-- Begin --

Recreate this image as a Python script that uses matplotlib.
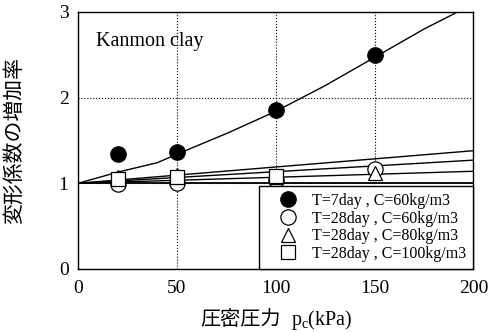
import numpy as np
import matplotlib
matplotlib.use("Agg")
import matplotlib.pyplot as plt

plt.rcParams["font.family"] = ["Liberation Serif", "Noto Sans CJK JP"]
plt.rcParams["mathtext.fontset"] = "custom"
plt.rcParams["mathtext.rm"] = "Liberation Serif"
plt.rcParams["mathtext.it"] = "Liberation Serif"

# measured points
x_pts = [20, 50, 100, 150]
t7_c60 = [1.34, 1.37, 1.86, 2.50]
t28_c60 = [0.99, 1.00, 1.04, 1.17]
t28_c80 = [1.07, 1.10, 1.07, 1.12]
x_sq = [20, 50, 100]
t28_c100 = [1.05, 1.07, 1.08]

# fitted curves
fit_x = [0, 20, 40, 50, 75, 100, 125, 150, 175, 192]
fit_t7 = [1.0, 1.13, 1.24, 1.34, 1.58, 1.84, 2.14, 2.47, 2.80, 3.0]
lin_x = [0, 200]
lin_ends = [1.38, 1.27, 1.14, 1.0]

labels = ["T=7day , C=60kg/m3", "T=28day , C=60kg/m3",
          "T=28day , C=80kg/m3", "T=28day , C=100kg/m3"]

fig = plt.figure(figsize=(4.89, 3.32), dpi=100)
ax = fig.add_axes([0.160, 0.190, 0.808, 0.774])

ax.plot(fit_x, fit_t7, "k-", linewidth=1.0)
for end in lin_ends:
    ax.plot(lin_x, [1.0, end], "k-", linewidth=1.3 if end == 1.0 else 1.0)

ax.plot(x_pts, t7_c60, "o", color="black", markersize=11, label=labels[0])
ax.plot(x_pts, t28_c60, "o", mfc="white", mec="black", mew=0.9, markersize=11, label=labels[1])
ax.plot(x_pts, t28_c80, "^", mfc="white", mec="black", mew=0.9, markersize=10, label=labels[2])
ax.plot(x_sq, t28_c100, "s", mfc="white", mec="black", mew=0.9, markersize=10, label=labels[3])

ax.set_xlim(0, 200)
ax.set_ylim(0, 3)
ax.set_xticks([0, 50, 100, 150, 200])
ax.set_yticks([0, 1, 2, 3])
ax.tick_params(direction="in", length=0, labelsize=14)
ax.tick_params(axis="x", pad=8)
ax.tick_params(axis="y", pad=7)
ax.grid(True, linestyle=":", color="black", linewidth=0.8)
for s in ax.spines.values():
    s.set_linewidth(1.0)

ax.text(9, 2.6, "Kanmon clay", fontsize=14.5, va="baseline")

# x label in two parts so the CJK glyphs fall back properly
fig.text(281 / 489, 0.022, "圧密圧力", ha="right", va="baseline",
         family=["Noto Sans CJK JP"], fontsize=14.5)
fig.text(291 / 489, 0.022, "$\\mathregular{p_c}$(kPa)", ha="left", va="baseline",
         fontsize=14.5)
fig.text(14 / 489, 0.5 * (0.190 + 0.964), "変形係数の増加率", rotation=90,
         ha="center", va="center", family=["Noto Sans CJK JP"], fontsize=15)

leg = ax.legend(loc="lower right", fontsize=11.5, frameon=True, fancybox=False,
                edgecolor="black", framealpha=1, borderaxespad=0,
                handletextpad=0.1, labelspacing=0.1, borderpad=0.45,
                handlelength=2.8)
leg.get_frame().set_linewidth(1.0)

plt.savefig("out.png", dpi=100)
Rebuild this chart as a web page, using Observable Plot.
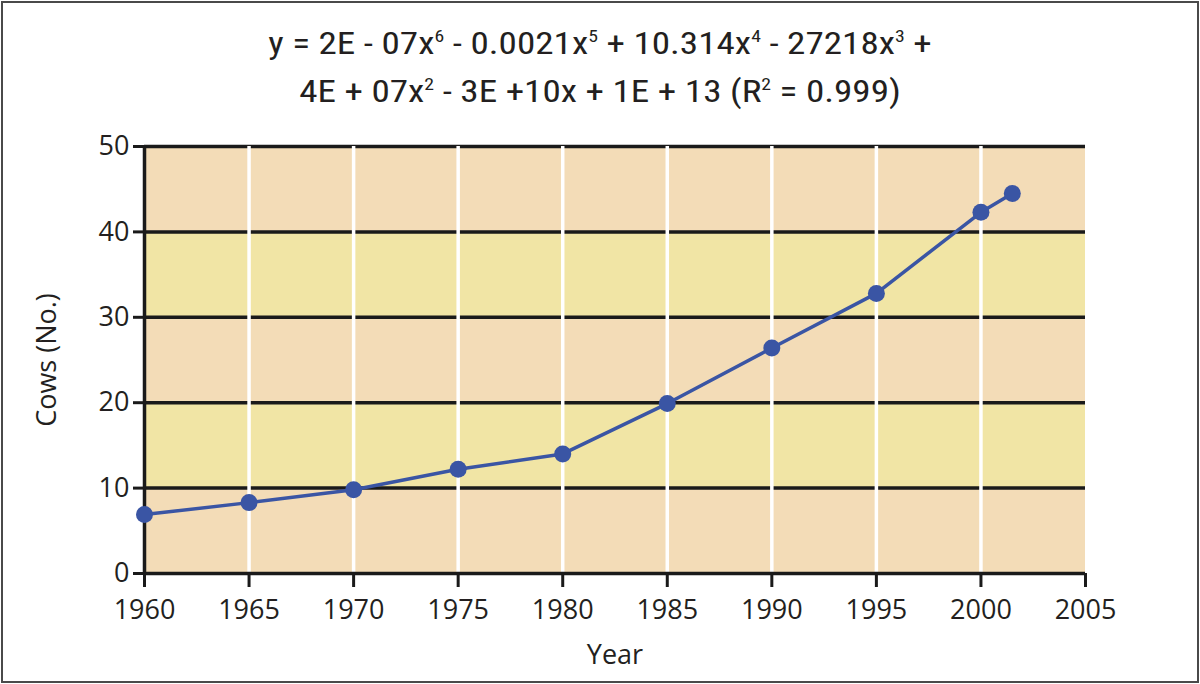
<!DOCTYPE html>
<html>
<head>
<meta charset="utf-8">
<script src="https://cdn.jsdelivr.net/npm/d3@7"></script>
<script src="https://cdn.jsdelivr.net/npm/@observablehq/plot@0.6"></script>
<style>
  html, body { margin: 0; padding: 0; background: #fff; }
  #wrap { position: relative; width: 1200px; height: 684px; overflow: hidden; background: #fff; }
  #frame { position: absolute; left: 1px; top: 1px; width: 1194px; height: 678px; border: 2px solid #4a4a4a; pointer-events: none; }
  #title { position: absolute; left: 0; top: 22px; width: 1200px; text-align: center;
           font-family: "Liberation Sans Narrow", "Arial Narrow", "Roboto Condensed", sans-serif;
           font-size: 32px; line-height: 43px; color: #231f20; font-weight: 400;
           transform: scaleX(1.16); transform-origin: 600px 0; }
  #title sup { font-size: 17px; vertical-align: 0; position: relative; top: -12px; }
  #chart { position: absolute; left: 0; top: 120px; }
  #chart svg { font-family: "Open Sans", Lato, sans-serif; }
</style>
</head>
<body>
<div id="wrap">
  <div id="title">y = 2E - 07x<sup>6</sup> - 0.0021x<sup>5</sup> + 10.314x<sup>4</sup> - 27218x<sup>3</sup> +<br>4E + 07x<sup>2</sup> - 3E +10x + 1E + 13 (R<sup>2</sup> = 0.999)</div>
  <div id="chart"></div>
  <div id="frame"></div>
</div>
<script>
const years = [1960, 1965, 1970, 1975, 1980, 1985, 1990, 1995, 2000, 2001.5];
const cows  = [6.9, 8.3, 9.8, 12.2, 14.0, 19.9, 26.4, 32.8, 42.3, 44.5];
const xTicks = [1960, 1965, 1970, 1975, 1980, 1985, 1990, 1995, 2000, 2005];
const yTicks = [0, 10, 20, 30, 40, 50];
const bandLow  = [0, 10, 20, 30, 40];
const bandHigh = [10, 20, 30, 40, 50];
const bandFill = ["#f3dcb7", "#f1e5a5", "#f3dcb7", "#f1e5a5", "#f3dcb7"];

const data = years.map((y, i) => ({year: y, cows: cows[i]}));
const bands = bandLow.map((lo, i) => ({lo, hi: bandHigh[i], fill: bandFill[i]}));

const chart = Plot.plot({
  width: 1200,
  height: 560,
  marginLeft: 144,
  marginRight: 115,
  marginTop: 26,
  marginBottom: 107,
  style: {fontSize: "27px", color: "#231f20", background: "transparent"},
  x: {domain: [1960, 2005], ticks: xTicks, tickFormat: "d", label: null},
  y: {domain: [0, 50], ticks: yTicks, label: null},
  marks: [
    Plot.rect(bands, {x1: 1960, x2: 2005, y1: "lo", y2: "hi", fill: "fill"}),
    Plot.ruleY(yTicks.slice(1), {x1: 1960, x2: 2005, stroke: "#1a1a1a", strokeWidth: 3.5}),
    Plot.ruleX(xTicks.slice(1, -1), {y1: 0, y2: 50, stroke: "#ffffff", strokeWidth: 3.5}),
    Plot.ruleY([0], {x1: 1960, x2: 2005, stroke: "#1a1a1a", strokeWidth: 3.5}),
    Plot.ruleX([1960], {y1: 0, y2: 50, stroke: "#1a1a1a", strokeWidth: 3.5}),
    Plot.axisX({ticks: xTicks, tickFormat: "d", tickSize: 14, tickPadding: 12, stroke: "#1a1a1a", strokeWidth: 3, label: "Year", labelAnchor: "center", labelOffset: 90, labelArrow: "none"}),
    Plot.axisY({ticks: yTicks, tickSize: 11, tickPadding: 4, stroke: "#1a1a1a", strokeWidth: 3, label: "Cows (No.)", labelAnchor: "center", labelOffset: 108, labelArrow: "none"}),
    Plot.line(data, {x: "year", y: "cows", stroke: "#3a55a4", strokeWidth: 3.5}),
    Plot.dot(data, {x: "year", y: "cows", fill: "#3a55a4", r: 8.5})
  ]
});
document.getElementById("chart").appendChild(chart);
</script>
</body>
</html>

-- End --

Objective: Restate each of the entries above word for word and skip every image.

Exercise response:
Recreate this image as a Python script that uses matplotlib.
import numpy as np
import matplotlib
matplotlib.use("Agg")
import matplotlib.pyplot as plt

plt.rcParams["font.family"] = ["Liberation Serif", "Noto Sans CJK JP"]
plt.rcParams["mathtext.fontset"] = "custom"
plt.rcParams["mathtext.rm"] = "Liberation Serif"
plt.rcParams["mathtext.it"] = "Liberation Serif"

# measured points
x_pts = [20, 50, 100, 150]
t7_c60 = [1.34, 1.37, 1.86, 2.50]
t28_c60 = [0.99, 1.00, 1.04, 1.17]
t28_c80 = [1.07, 1.10, 1.07, 1.12]
x_sq = [20, 50, 100]
t28_c100 = [1.05, 1.07, 1.08]

# fitted curves
fit_x = [0, 20, 40, 50, 75, 100, 125, 150, 175, 192]
fit_t7 = [1.0, 1.13, 1.24, 1.34, 1.58, 1.84, 2.14, 2.47, 2.80, 3.0]
lin_x = [0, 200]
lin_ends = [1.38, 1.27, 1.14, 1.0]

labels = ["T=7day , C=60kg/m3", "T=28day , C=60kg/m3",
          "T=28day , C=80kg/m3", "T=28day , C=100kg/m3"]

fig = plt.figure(figsize=(4.89, 3.32), dpi=100)
ax = fig.add_axes([0.160, 0.190, 0.808, 0.774])

ax.plot(fit_x, fit_t7, "k-", linewidth=1.0)
for end in lin_ends:
    ax.plot(lin_x, [1.0, end], "k-", linewidth=1.3 if end == 1.0 else 1.0)

ax.plot(x_pts, t7_c60, "o", color="black", markersize=11, label=labels[0])
ax.plot(x_pts, t28_c60, "o", mfc="white", mec="black", mew=0.9, markersize=11, label=labels[1])
ax.plot(x_pts, t28_c80, "^", mfc="white", mec="black", mew=0.9, markersize=10, label=labels[2])
ax.plot(x_sq, t28_c100, "s", mfc="white", mec="black", mew=0.9, markersize=10, label=labels[3])

ax.set_xlim(0, 200)
ax.set_ylim(0, 3)
ax.set_xticks([0, 50, 100, 150, 200])
ax.set_yticks([0, 1, 2, 3])
ax.tick_params(direction="in", length=0, labelsize=14)
ax.tick_params(axis="x", pad=8)
ax.tick_params(axis="y", pad=7)
ax.grid(True, linestyle=":", color="black", linewidth=0.8)
for s in ax.spines.values():
    s.set_linewidth(1.0)

ax.text(9, 2.6, "Kanmon clay", fontsize=14.5, va="baseline")

# x label in two parts so the CJK glyphs fall back properly
fig.text(281 / 489, 0.022, "圧密圧力", ha="right", va="baseline",
         family=["Noto Sans CJK JP"], fontsize=14.5)
fig.text(291 / 489, 0.022, "$\\mathregular{p_c}$(kPa)", ha="left", va="baseline",
         fontsize=14.5)
fig.text(14 / 489, 0.5 * (0.190 + 0.964), "変形係数の増加率", rotation=90,
         ha="center", va="center", family=["Noto Sans CJK JP"], fontsize=15)

leg = ax.legend(loc="lower right", fontsize=11.5, frameon=True, fancybox=False,
                edgecolor="black", framealpha=1, borderaxespad=0,
                handletextpad=0.1, labelspacing=0.1, borderpad=0.45,
                handlelength=2.8)
leg.get_frame().set_linewidth(1.0)

plt.savefig("out.png", dpi=100)
Rebuild this chart as a web page, using Observable Plot.
<!DOCTYPE html>
<html>
<head>
<meta charset="utf-8">
<script src="https://cdn.jsdelivr.net/npm/d3@7"></script>
<script src="https://cdn.jsdelivr.net/npm/@observablehq/plot@0.6"></script>
<style>
  html, body { margin: 0; padding: 0; background: #fff; }
  #wrap { position: relative; width: 1200px; height: 684px; overflow: hidden; background: #fff; }
  #frame { position: absolute; left: 1px; top: 1px; width: 1194px; height: 678px; border: 2px solid #4a4a4a; pointer-events: none; }
  #title { position: absolute; left: 0; top: 22px; width: 1200px; text-align: center;
           font-family: "Liberation Sans Narrow", "Arial Narrow", "Roboto Condensed", sans-serif;
           font-size: 32px; line-height: 43px; color: #231f20; font-weight: 400;
           transform: scaleX(1.16); transform-origin: 600px 0; }
  #title sup { font-size: 17px; vertical-align: 0; position: relative; top: -12px; }
  #chart { position: absolute; left: 0; top: 120px; }
  #chart svg { font-family: "Open Sans", Lato, sans-serif; }
</style>
</head>
<body>
<div id="wrap">
  <div id="title">y = 2E - 07x<sup>6</sup> - 0.0021x<sup>5</sup> + 10.314x<sup>4</sup> - 27218x<sup>3</sup> +<br>4E + 07x<sup>2</sup> - 3E +10x + 1E + 13 (R<sup>2</sup> = 0.999)</div>
  <div id="chart"></div>
  <div id="frame"></div>
</div>
<script>
const years = [1960, 1965, 1970, 1975, 1980, 1985, 1990, 1995, 2000, 2001.5];
const cows  = [6.9, 8.3, 9.8, 12.2, 14.0, 19.9, 26.4, 32.8, 42.3, 44.5];
const xTicks = [1960, 1965, 1970, 1975, 1980, 1985, 1990, 1995, 2000, 2005];
const yTicks = [0, 10, 20, 30, 40, 50];
const bandLow  = [0, 10, 20, 30, 40];
const bandHigh = [10, 20, 30, 40, 50];
const bandFill = ["#f3dcb7", "#f1e5a5", "#f3dcb7", "#f1e5a5", "#f3dcb7"];

const data = years.map((y, i) => ({year: y, cows: cows[i]}));
const bands = bandLow.map((lo, i) => ({lo, hi: bandHigh[i], fill: bandFill[i]}));

const chart = Plot.plot({
  width: 1200,
  height: 560,
  marginLeft: 144,
  marginRight: 115,
  marginTop: 26,
  marginBottom: 107,
  style: {fontSize: "27px", color: "#231f20", background: "transparent"},
  x: {domain: [1960, 2005], ticks: xTicks, tickFormat: "d", label: null},
  y: {domain: [0, 50], ticks: yTicks, label: null},
  marks: [
    Plot.rect(bands, {x1: 1960, x2: 2005, y1: "lo", y2: "hi", fill: "fill"}),
    Plot.ruleY(yTicks.slice(1), {x1: 1960, x2: 2005, stroke: "#1a1a1a", strokeWidth: 3.5}),
    Plot.ruleX(xTicks.slice(1, -1), {y1: 0, y2: 50, stroke: "#ffffff", strokeWidth: 3.5}),
    Plot.ruleY([0], {x1: 1960, x2: 2005, stroke: "#1a1a1a", strokeWidth: 3.5}),
    Plot.ruleX([1960], {y1: 0, y2: 50, stroke: "#1a1a1a", strokeWidth: 3.5}),
    Plot.axisX({ticks: xTicks, tickFormat: "d", tickSize: 14, tickPadding: 12, stroke: "#1a1a1a", strokeWidth: 3, label: "Year", labelAnchor: "center", labelOffset: 90, labelArrow: "none"}),
    Plot.axisY({ticks: yTicks, tickSize: 11, tickPadding: 4, stroke: "#1a1a1a", strokeWidth: 3, label: "Cows (No.)", labelAnchor: "center", labelOffset: 108, labelArrow: "none"}),
    Plot.line(data, {x: "year", y: "cows", stroke: "#3a55a4", strokeWidth: 3.5}),
    Plot.dot(data, {x: "year", y: "cows", fill: "#3a55a4", r: 8.5})
  ]
});
document.getElementById("chart").appendChild(chart);
</script>
</body>
</html>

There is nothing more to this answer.